It got up to 96 our last couple days in Ashland, a bit too hot for us to hang out and enjoy our lovely view of Emigrant Lake, so we headed for the mountain. 7,533’ Mt. Ashland, that is, the highest point in the Siskiyou Mountain Range of southern Oregon. Primarily a ski resort in the winter, during the summer it’s a great place to get away from the heat.
The summit of Mt. Ashland as seen from the trail, site of a radome weather radar station.
It was 85 when we left Ashland Sunday morning, but 20 miles and many feet higher it had dropped to 70 at the trailhead. We parked in a pull-off 7.2 miles up Mt. Ashland Rd. at a crossing of the Pacific Crest Trail and hiked about 3.5 miles to Grouse Gap, where we turned back.
Over the years we’ve hiked small portions of the PCT in California, Oregon and Washington, but will never come close to doing the entire 2,650 miles of it.
The first part of the trail was mostly in the forest, but then it opened up to meadows full of future wildflowers with views of the mountains.
This is a fairly easy hike without too much elevation change.
There were many small stream crossings.
It’s hard to tell, but the white on the top of this hill is actually snow.
Another hot, hazy day.
At our turn around point we got one last view of majestic Mt. Shasta. It seems to be following us everywhere we go lately.

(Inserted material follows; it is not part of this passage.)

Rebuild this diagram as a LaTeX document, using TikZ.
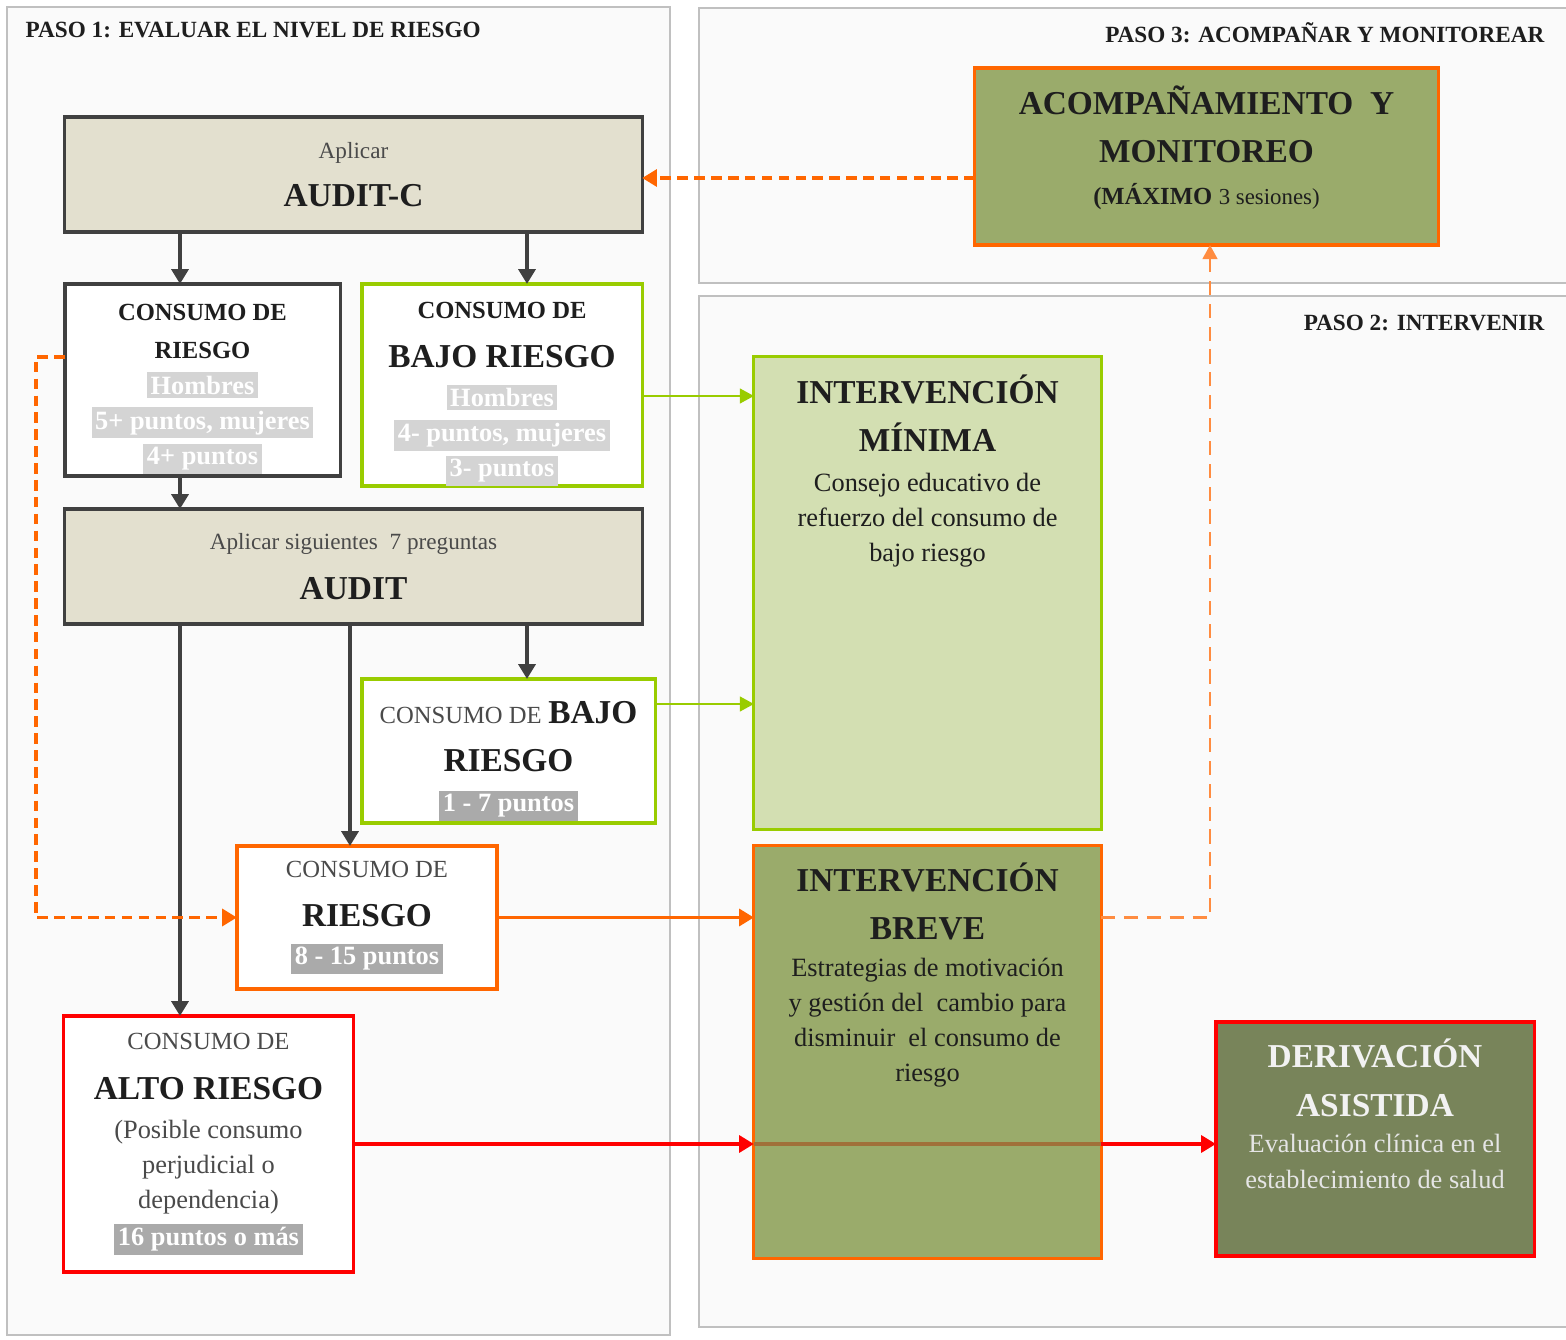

On Monday morning we joined the pickleball players in Lithia park for a couple more hours of fun. They are a really nice group of people and many of them are fairly new to pickleball, as we are, so we fit in well and had some good games. That afternoon Jim manned the laundromat while I got a haircut, then we picked up a few groceries. Anything to get away from the constant drone of our air conditioner running non-stop in the Lazy Daze and barely keeping it at 80. It finally cooled off enough by 8 pm that we were able to sit outside for awhile. We had a good time in Ashland, despite the heat.
Yesterday we were out by 10, taking a beautiful route along the Rogue River to Diamond Lake, just north of Crater Lake. We visited Crater Lake back in 2009 and this seemed like a good stopping point on our way to Bend. Our friend Jeanne is camped at a Sno Park near Chemult, and we considered joining her, but I wanted to ride the bike trail around Diamond Lake, something we didn’t do when we were here before, so we were driving by anyway and stopped to check out the campground. There aren’t many people here and there were lots of lake front sites available, so we ended up staying. Unfortunately the mosquitoes are out in force.
Lake view property again, our third in a row. Many of the sites are short or very unlevel, so we ended up in a double site for $27/night, but we only paid $13.50 with Jim’s senior pass. The single sites are $22, or $11. No hookups but there is water, decent showers, and a dump station.
Our view of the lake and Mt. Bailey would be so much better if they just cut down a few trees
We did get better views of the surrounding mountains from the 11.5 mile Dellenbeck bike trail that circles Diamond Lake.
It’s a nice trail through the woods, with lots of ups and downs, but we couldn’t stop for too long. or the mosquitoes would catch us.
Today we’re meeting Jeanne at Crater Lake for a little hike. The high is only supposed to be in the upper 60s today, quite a nice change.